Potensi ini senantiasa mendorong manusia melakukan aktivitas dan menuntut untuk dipenuhi. Wujud manifestasinya ada 2 (dua) bentuk, Pertama, menuntut dipenuhi secara mutlak, sebab jika tidak terpenuhi manusia bisa mati. Potensi ini muncul karena ada dorongan atau stimulus internal dari dalam tubuh manusia. Inilah yang disebut kebutuhan jasmani (Hajah ‘Udhuwiyah) seperti makan yang didorong rasa lapar, minum yang didorong rasa haus, tidur yang didorong rasa ngantuk, dan buang hajat yang didorong kondisi kebelet. Kedua, menuntut untuk dipenuhi, tetapi tidak mutlak, karena seseorang tidak sampai mati jika tidak terpenuhi meski akan muncul kegelisihan.
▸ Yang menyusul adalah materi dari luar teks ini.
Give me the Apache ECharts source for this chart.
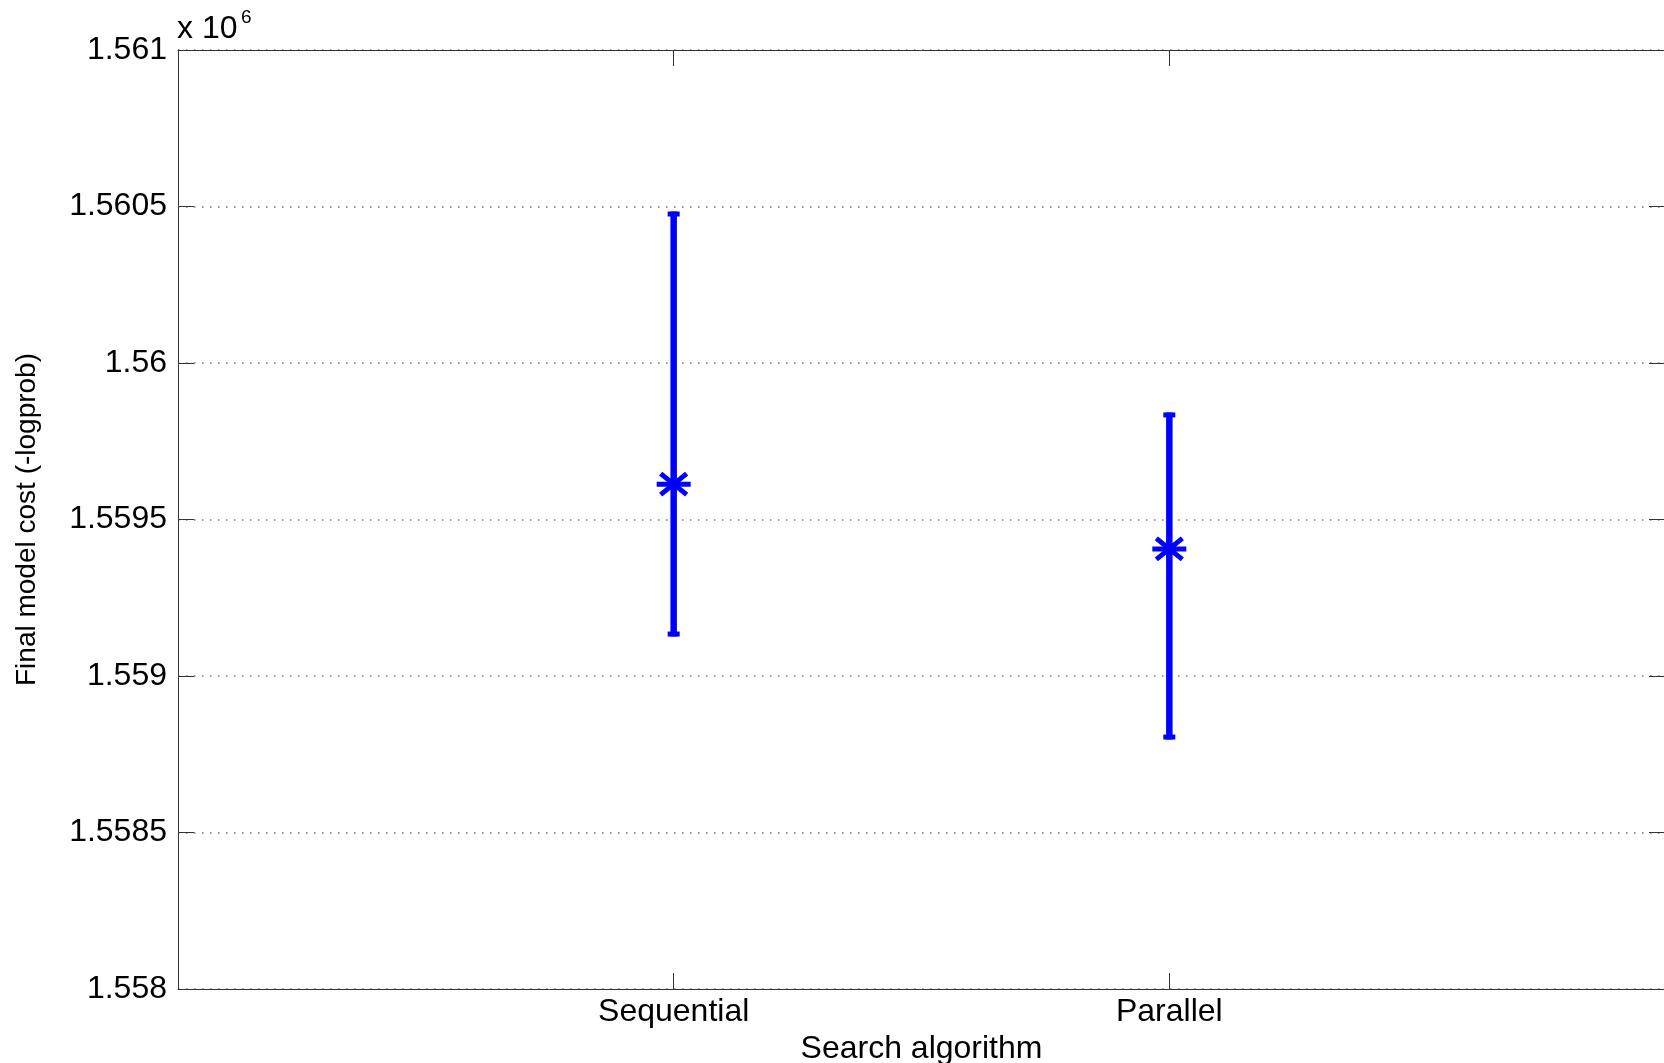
<!DOCTYPE html>
<html>
<head>
<meta charset="utf-8">
<script src="https://cdn.jsdelivr.net/npm/echarts@6/dist/echarts.min.js"></script>
<style>
html,body{margin:0;padding:0;background:#fff;}
#c{width:1664px;height:1063px;}
</style>
</head>
<body>
<div id="c"></div>
<script>
const categories = ['Sequential', 'Parallel'];
const xPositions = [1, 2];
const means = [1559613, 1559406];
const upper = [1560476, 1559834];
const lower = [1559134, 1558805];
const yTicks = [1558000, 1558500, 1559000, 1559500, 1560000, 1560500, 1561000];

const FONT = '"Liberation Sans", Arial, sans-serif';
const blue = '#0000ff';
const axisColor = '#333333';

const data = xPositions.map((x, i) => [x, means[i], lower[i], upper[i]]);

const chart = echarts.init(document.getElementById('c'));

function catLabel(v) {
  const idx = xPositions.indexOf(v);
  return idx >= 0 ? categories[idx] : '';
}
function yLabel(v) {
  return parseFloat((v / 1e6).toFixed(4)).toString();
}

chart.setOption({
  animation: false,
  backgroundColor: '#ffffff',
  grid: { left: 178, top: 50, right: -1, bottom: 74, containLabel: false, outerBoundsMode: 'none' },
  xAxis: [
    {
      type: 'value', min: 0, max: 3, interval: 1, position: 'bottom',
      name: 'Search algorithm', nameLocation: 'middle', nameGap: 42,
      nameTextStyle: { fontFamily: FONT, fontSize: 32, color: '#000' },
      axisLine: { show: true, onZero: false, lineStyle: { color: axisColor, width: 1 } },
      axisTick: { show: true, inside: true, length: 16, customValues: xPositions, lineStyle: { color: axisColor, width: 1 } },
      axisLabel: { show: true, customValues: xPositions, formatter: catLabel, fontFamily: FONT, fontSize: 32, color: '#000', margin: 7 },
      splitLine: { show: false }
    },
    {
      type: 'value', min: 0, max: 3, interval: 1, position: 'top',
      axisLine: { show: true, onZero: false, lineStyle: { color: axisColor, width: 1 } },
      axisTick: { show: true, inside: true, length: 16, customValues: xPositions, lineStyle: { color: axisColor, width: 1 } },
      axisLabel: { show: false },
      splitLine: { show: false }
    }
  ],
  yAxis: [
    {
      type: 'value', min: yTicks[0], max: yTicks[yTicks.length - 1], interval: 500, position: 'left',
      name: 'Final model cost (-logprob)', nameLocation: 'middle', nameGap: 137, nameRotate: 90,
      nameTextStyle: { fontFamily: FONT, fontSize: 28, color: '#000' },
      axisLine: { show: true, onZero: false, lineStyle: { color: axisColor, width: 1 } },
      axisTick: { show: true, inside: true, length: 16, lineStyle: { color: axisColor, width: 1 } },
      axisLabel: { show: true, inside: false, formatter: yLabel, fontFamily: FONT, fontSize: 32, color: '#000', margin: 11 },
      splitLine: { show: true, lineStyle: { color: '#777777', width: 1.5, type: [1.5, 6.5] } }
    },
    {
      type: 'value', min: yTicks[0], max: yTicks[yTicks.length - 1], interval: 500, position: 'right',
      axisLine: { show: true, onZero: false, lineStyle: { color: axisColor, width: 1 } },
      axisTick: { show: true, inside: true, length: 16, lineStyle: { color: axisColor, width: 1 } },
      axisLabel: { show: false },
      splitLine: { show: false }
    }
  ],
  graphic: [
    { type: 'text', left: 177, top: 13, style: { text: 'x 10', fontFamily: FONT, fontSize: 32, fill: '#000' } },
    { type: 'text', left: 241, top: 8, style: { text: '6', fontFamily: FONT, fontSize: 19, fill: '#000' } }
  ],
  series: [{
    type: 'custom',
    xAxisIndex: 0,
    yAxisIndex: 0,
    encode: { x: 0, y: [1, 2, 3] },
    data: data,
    renderItem: function (params, api) {
      const x = api.value(0);
      const pm = api.coord([x, api.value(1)]);
      const pl = api.coord([x, api.value(2)]);
      const ph = api.coord([x, api.value(3)]);
      const cx = pm[0], cy = pm[1];
      const st = { stroke: blue, lineWidth: 6.5, lineCap: 'butt' };
      const sa = { stroke: blue, lineWidth: 5, lineCap: 'butt' };
      return {
        type: 'group',
        children: [
          { type: 'line', shape: { x1: pl[0], y1: pl[1] + 2.5, x2: ph[0], y2: ph[1] - 2.5 }, style: st },
          { type: 'line', shape: { x1: ph[0] - 6, y1: ph[1], x2: ph[0] + 6, y2: ph[1] }, style: { stroke: blue, lineWidth: 5 } },
          { type: 'line', shape: { x1: pl[0] - 6, y1: pl[1], x2: pl[0] + 6, y2: pl[1] }, style: { stroke: blue, lineWidth: 5 } },
          { type: 'line', shape: { x1: cx - 17, y1: cy, x2: cx + 17, y2: cy }, style: sa },
          { type: 'line', shape: { x1: cx - 13, y1: cy - 10.5, x2: cx + 13, y2: cy + 10.5 }, style: sa },
          { type: 'line', shape: { x1: cx - 13, y1: cy + 10.5, x2: cx + 13, y2: cy - 10.5 }, style: sa },
          { type: 'line', shape: { x1: cx, y1: cy - 12, x2: cx, y2: cy + 12 }, style: sa }
        ]
      };
    }
  }]
});
</script>
</body>
</html>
Istilah kekiniannya bisa membuat galau jika muncul menuntut dipenuhi tapi justru diabaikan.
Berbeda dengan yang kebutuhan jasmani, potensi ini lahir karena ada dorongan atau stimulus dari luar tubuh manusia. Baik yang datang berupa pemikiran ataupun fakta yang terindera. Inilah yang disebut naluri (gharîzah), seperti naluri beragama (gharîzah at-tadayyun) yang muncul karena memikirkan tanda-tanda kebesaran Allah. Ada juga naluri seks (gharîzah an-naw’) yang muncul karena pikiran mesum atau melihat wanita seksi berjalan didepan kita. Contoh lain adalah munculnya naluri mempertahankan diri atau naluri keakuan (gharîzah al-baqâ), misalkan nampak dari sikap seseorang yang marah atau spontan memukul orang didepannya karena merasa diejek atau dihina.
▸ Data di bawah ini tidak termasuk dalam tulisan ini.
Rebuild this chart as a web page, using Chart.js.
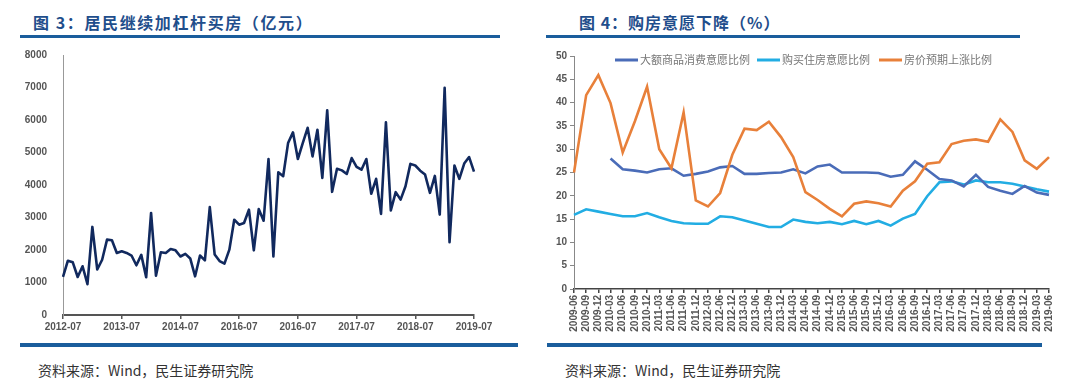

Memahami konsep ini akan sangat membantu kita dalam mengidentifikasi aktivitas yang dilakukan, apakah didorong oleh faktor pemenuhan kebutuhan jasmani atau semata faktor pemenuhan naluri. Apakah yang hendak kita penuhi adalah memang kebutuhan nyata (needs) atau sekedar keinginan (wants). Skala prioritasnya jelas yaitu belanja apa yang menjadi kebutuhan itu harus lebih diutamakan dibanding belanja hanya karena dorongan naluri atau keinginan. Mengenalinya mudah, kalau memang ada tuntutan mendesak untuk mengkonsumsi produk barang atau layanan jasa tertentu, berarti benar itu adalah needs. Tapi kalau “kebutuhan” muncul lebih karena dipengaruhi oleh budaya, cara pandang dan kebiasaan tertentu berarti itu cuma wants.
Ilustasinya begini, Akmal merasa sangat kehausan setelah jogging mengelilingi alun-alun, maka seharusnya ia akan langsung tergerak memenuhi kebutuhan ‘needs’ nya dengan mencari segera minuman, seperti air mineral kemasan ataukah jus buah. Namun rupanya Akmal sudah punya preferensi dalam memilih produk yang akan dikonsumsi, dan baginya itu prinsip dan tidak ada kompromi. Karena tidak menemukan merek minuman favoritnya dijajakan oleh pedagang sekitar, maka Akmal memilih tidak membeli apapun meski harus menahan lebih lama rasa hausnya. Ini artinya, Akmal dalam berbelanja atau melakukan kegiatan konsumsi semata didorong oleh keinginan ‘want’ nya. Melalui contoh ini, semoga sudah bisa difahami.
Kesimpulannya, jawaban tepat dari pertanyaan yang diajukan sebelumnya. Pertama, berarti kebutuhan yang perlu jadi fokus dan mutlak untuk diupayakan, dibeli, dan dipenuhi adalah yang berfungsi menjamin keberlangsungan hidup kita sebagai manusia. Adapun diluar kebutuhan ini bisa ditempatkan pada pos keperluan cadangan yang bersifat situasional. Kedua, kebutuhan ternyata ada batasnya.
Jadi apa yang dikatakan oleh sebuah ungkapan populer dalam ekonomi, bahwa kebutuhan manusia itu tidak terbatas sedangkan alat pemenuhan kebutuhan terbatas, itu tidak sesuai fakta. Konsep tersebut bisa jadi muncul karena adanya kesalahan persepsi awal dalam memandang kebutuhan manusia, juga akibat telah mencampuradukkan pembahasan kebutuhan ini dengan naluri atau keinginan. Padahal kebutuhan seseorang, seperti makan misalkan, jelas terbatas. Ada yang mungkin orang bisa melahap habis 2 atau 3 mangkok Coto Makassar plus 5 ketupat, tapi tidak ada seorang pun sanggup menghabiskan coto seukuran gentong besar milik penjual Coto Makassar plus sekarung ketupat hanya dengan sekali makan saja. Termasuk anda bukan?